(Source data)
◆ ◆ ◆ ◆ ◆

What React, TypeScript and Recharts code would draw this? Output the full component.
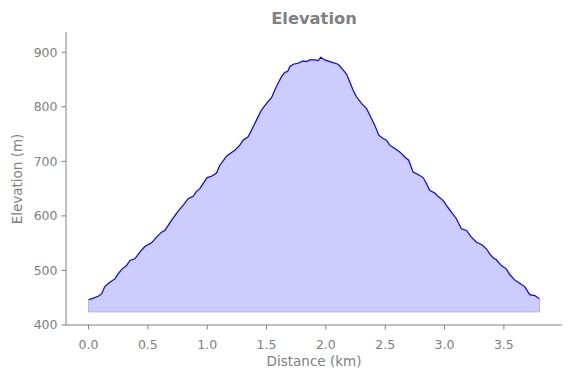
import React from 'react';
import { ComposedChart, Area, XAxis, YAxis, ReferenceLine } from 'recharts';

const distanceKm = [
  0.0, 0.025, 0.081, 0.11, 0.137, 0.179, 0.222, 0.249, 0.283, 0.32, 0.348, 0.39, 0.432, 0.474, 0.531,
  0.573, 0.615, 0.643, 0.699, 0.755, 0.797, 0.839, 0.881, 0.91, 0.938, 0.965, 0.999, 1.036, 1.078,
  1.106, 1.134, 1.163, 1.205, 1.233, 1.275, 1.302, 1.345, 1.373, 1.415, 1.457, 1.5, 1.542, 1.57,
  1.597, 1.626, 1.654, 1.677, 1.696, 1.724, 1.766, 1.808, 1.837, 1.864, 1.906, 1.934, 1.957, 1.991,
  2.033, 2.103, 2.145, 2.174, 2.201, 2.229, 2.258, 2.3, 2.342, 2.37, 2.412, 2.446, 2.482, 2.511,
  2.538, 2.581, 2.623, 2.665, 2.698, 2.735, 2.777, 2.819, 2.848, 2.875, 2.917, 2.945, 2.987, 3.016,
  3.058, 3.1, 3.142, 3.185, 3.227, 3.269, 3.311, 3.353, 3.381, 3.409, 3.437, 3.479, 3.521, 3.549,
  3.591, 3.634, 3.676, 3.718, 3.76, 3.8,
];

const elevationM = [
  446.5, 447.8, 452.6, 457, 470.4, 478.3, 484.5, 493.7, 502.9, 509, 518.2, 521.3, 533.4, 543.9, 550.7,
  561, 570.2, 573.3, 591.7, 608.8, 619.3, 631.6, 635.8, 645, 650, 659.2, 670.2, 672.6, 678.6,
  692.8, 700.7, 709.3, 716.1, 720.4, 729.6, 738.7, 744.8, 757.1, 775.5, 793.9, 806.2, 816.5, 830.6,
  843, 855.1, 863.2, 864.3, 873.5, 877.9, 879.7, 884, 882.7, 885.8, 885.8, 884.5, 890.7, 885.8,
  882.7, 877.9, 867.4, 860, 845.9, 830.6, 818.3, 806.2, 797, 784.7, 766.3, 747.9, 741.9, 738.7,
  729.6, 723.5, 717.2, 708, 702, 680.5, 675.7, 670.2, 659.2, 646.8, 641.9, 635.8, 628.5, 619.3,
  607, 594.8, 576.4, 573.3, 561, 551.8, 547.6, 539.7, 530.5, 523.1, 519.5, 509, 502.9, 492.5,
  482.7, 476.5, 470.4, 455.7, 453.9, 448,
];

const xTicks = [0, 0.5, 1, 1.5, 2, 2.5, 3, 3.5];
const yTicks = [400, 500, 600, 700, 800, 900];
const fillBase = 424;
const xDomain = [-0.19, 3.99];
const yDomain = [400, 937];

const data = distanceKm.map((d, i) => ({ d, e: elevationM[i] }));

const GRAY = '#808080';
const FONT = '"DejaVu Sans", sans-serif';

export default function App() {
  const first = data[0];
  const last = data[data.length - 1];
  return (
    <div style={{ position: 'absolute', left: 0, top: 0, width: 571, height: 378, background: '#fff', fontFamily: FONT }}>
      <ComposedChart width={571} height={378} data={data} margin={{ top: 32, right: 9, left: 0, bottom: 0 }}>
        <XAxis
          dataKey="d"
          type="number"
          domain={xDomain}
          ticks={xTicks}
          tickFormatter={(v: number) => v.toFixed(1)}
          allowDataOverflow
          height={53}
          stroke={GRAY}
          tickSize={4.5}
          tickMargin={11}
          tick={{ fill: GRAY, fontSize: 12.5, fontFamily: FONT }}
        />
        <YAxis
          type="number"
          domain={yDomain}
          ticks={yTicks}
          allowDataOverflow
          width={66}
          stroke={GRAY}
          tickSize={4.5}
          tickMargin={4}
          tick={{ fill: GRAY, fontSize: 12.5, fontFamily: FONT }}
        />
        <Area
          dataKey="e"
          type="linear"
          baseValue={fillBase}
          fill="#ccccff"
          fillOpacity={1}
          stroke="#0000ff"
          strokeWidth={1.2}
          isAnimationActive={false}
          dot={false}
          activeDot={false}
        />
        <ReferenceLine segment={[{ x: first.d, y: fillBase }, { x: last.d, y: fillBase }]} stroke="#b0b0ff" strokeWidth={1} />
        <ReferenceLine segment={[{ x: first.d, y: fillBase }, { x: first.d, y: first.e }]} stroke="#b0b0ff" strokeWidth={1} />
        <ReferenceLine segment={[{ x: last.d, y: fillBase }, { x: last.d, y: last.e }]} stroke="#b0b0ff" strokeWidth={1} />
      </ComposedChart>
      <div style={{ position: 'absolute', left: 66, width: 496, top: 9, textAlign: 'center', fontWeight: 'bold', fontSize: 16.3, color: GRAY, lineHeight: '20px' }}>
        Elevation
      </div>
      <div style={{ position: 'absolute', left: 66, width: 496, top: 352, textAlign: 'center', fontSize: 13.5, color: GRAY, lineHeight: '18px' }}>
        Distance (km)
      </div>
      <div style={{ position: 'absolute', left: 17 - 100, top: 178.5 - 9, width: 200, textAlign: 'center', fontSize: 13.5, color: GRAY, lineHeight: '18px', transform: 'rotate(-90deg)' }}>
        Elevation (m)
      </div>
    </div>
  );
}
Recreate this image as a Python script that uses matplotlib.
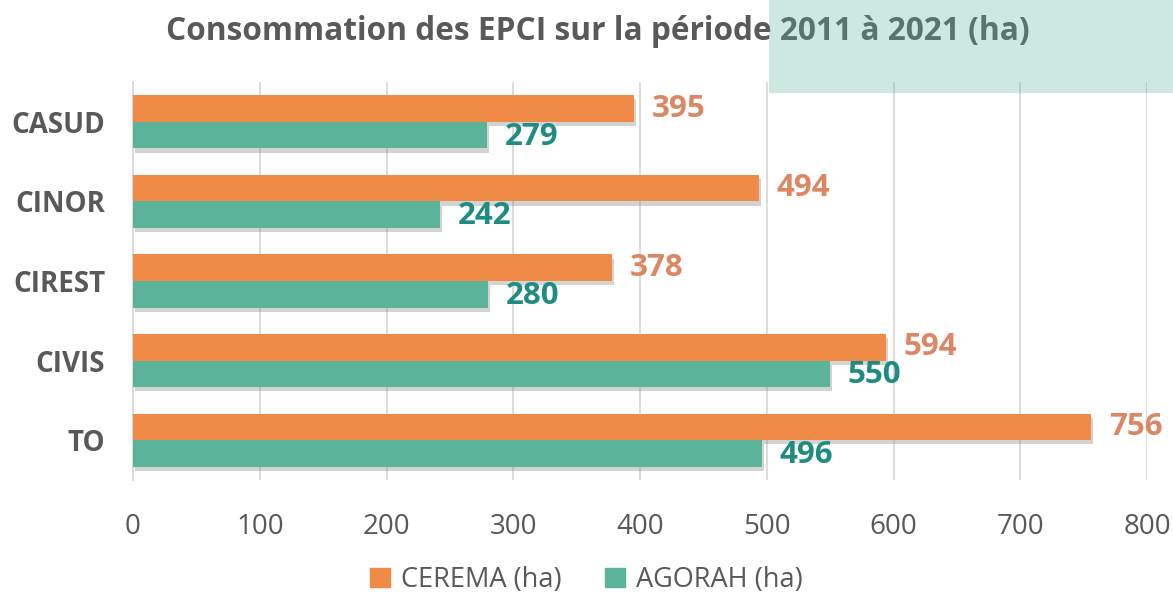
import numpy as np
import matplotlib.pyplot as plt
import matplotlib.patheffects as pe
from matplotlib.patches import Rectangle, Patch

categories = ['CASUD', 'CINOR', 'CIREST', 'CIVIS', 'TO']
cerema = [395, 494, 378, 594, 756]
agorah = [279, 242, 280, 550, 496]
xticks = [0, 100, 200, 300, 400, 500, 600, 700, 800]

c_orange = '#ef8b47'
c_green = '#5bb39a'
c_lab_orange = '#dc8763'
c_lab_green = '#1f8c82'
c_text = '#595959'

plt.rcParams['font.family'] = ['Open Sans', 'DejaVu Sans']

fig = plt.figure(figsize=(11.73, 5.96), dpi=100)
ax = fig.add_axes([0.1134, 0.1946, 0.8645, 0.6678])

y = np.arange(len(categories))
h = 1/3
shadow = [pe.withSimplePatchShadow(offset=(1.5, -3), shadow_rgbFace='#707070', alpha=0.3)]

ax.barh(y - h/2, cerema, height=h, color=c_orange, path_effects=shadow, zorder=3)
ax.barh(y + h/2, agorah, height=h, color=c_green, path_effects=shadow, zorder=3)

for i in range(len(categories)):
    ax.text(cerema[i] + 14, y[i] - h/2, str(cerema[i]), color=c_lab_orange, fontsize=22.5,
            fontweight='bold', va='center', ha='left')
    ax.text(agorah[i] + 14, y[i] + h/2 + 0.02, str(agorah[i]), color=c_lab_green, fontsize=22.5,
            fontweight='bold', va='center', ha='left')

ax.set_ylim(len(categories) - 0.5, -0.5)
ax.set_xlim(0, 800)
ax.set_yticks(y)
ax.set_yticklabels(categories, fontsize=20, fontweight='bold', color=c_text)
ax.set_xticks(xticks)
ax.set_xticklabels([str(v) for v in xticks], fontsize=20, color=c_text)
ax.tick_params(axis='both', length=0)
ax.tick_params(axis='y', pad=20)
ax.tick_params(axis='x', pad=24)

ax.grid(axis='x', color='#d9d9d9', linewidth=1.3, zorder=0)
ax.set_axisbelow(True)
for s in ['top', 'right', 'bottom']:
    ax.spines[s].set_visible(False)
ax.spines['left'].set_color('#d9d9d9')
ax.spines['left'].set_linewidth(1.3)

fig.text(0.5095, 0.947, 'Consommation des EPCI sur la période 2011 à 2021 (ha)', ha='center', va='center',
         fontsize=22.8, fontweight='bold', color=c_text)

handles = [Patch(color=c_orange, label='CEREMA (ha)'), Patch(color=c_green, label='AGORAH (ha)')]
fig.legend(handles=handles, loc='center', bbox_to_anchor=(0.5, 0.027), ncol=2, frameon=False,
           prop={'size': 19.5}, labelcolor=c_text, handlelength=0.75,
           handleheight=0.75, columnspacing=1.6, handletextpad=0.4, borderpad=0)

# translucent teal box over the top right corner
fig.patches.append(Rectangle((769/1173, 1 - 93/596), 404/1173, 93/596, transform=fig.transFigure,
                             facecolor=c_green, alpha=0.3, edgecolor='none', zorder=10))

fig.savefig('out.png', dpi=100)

◆ ◆ ◆ ◆ ◆

__INSTRUCTION__
Copy exactly the part of the material above that opens with the line containing "Recreate this image" and closes with the line containing "color=c_green, path_effects=shadow, zorder=3)", ends included. Drop the images.

__ANSWER__
Recreate this image as a Python script that uses matplotlib.
import numpy as np
import matplotlib.pyplot as plt
import matplotlib.patheffects as pe
from matplotlib.patches import Rectangle, Patch

categories = ['CASUD', 'CINOR', 'CIREST', 'CIVIS', 'TO']
cerema = [395, 494, 378, 594, 756]
agorah = [279, 242, 280, 550, 496]
xticks = [0, 100, 200, 300, 400, 500, 600, 700, 800]

c_orange = '#ef8b47'
c_green = '#5bb39a'
c_lab_orange = '#dc8763'
c_lab_green = '#1f8c82'
c_text = '#595959'

plt.rcParams['font.family'] = ['Open Sans', 'DejaVu Sans']

fig = plt.figure(figsize=(11.73, 5.96), dpi=100)
ax = fig.add_axes([0.1134, 0.1946, 0.8645, 0.6678])

y = np.arange(len(categories))
h = 1/3
shadow = [pe.withSimplePatchShadow(offset=(1.5, -3), shadow_rgbFace='#707070', alpha=0.3)]

ax.barh(y - h/2, cerema, height=h, color=c_orange, path_effects=shadow, zorder=3)
ax.barh(y + h/2, agorah, height=h, color=c_green, path_effects=shadow, zorder=3)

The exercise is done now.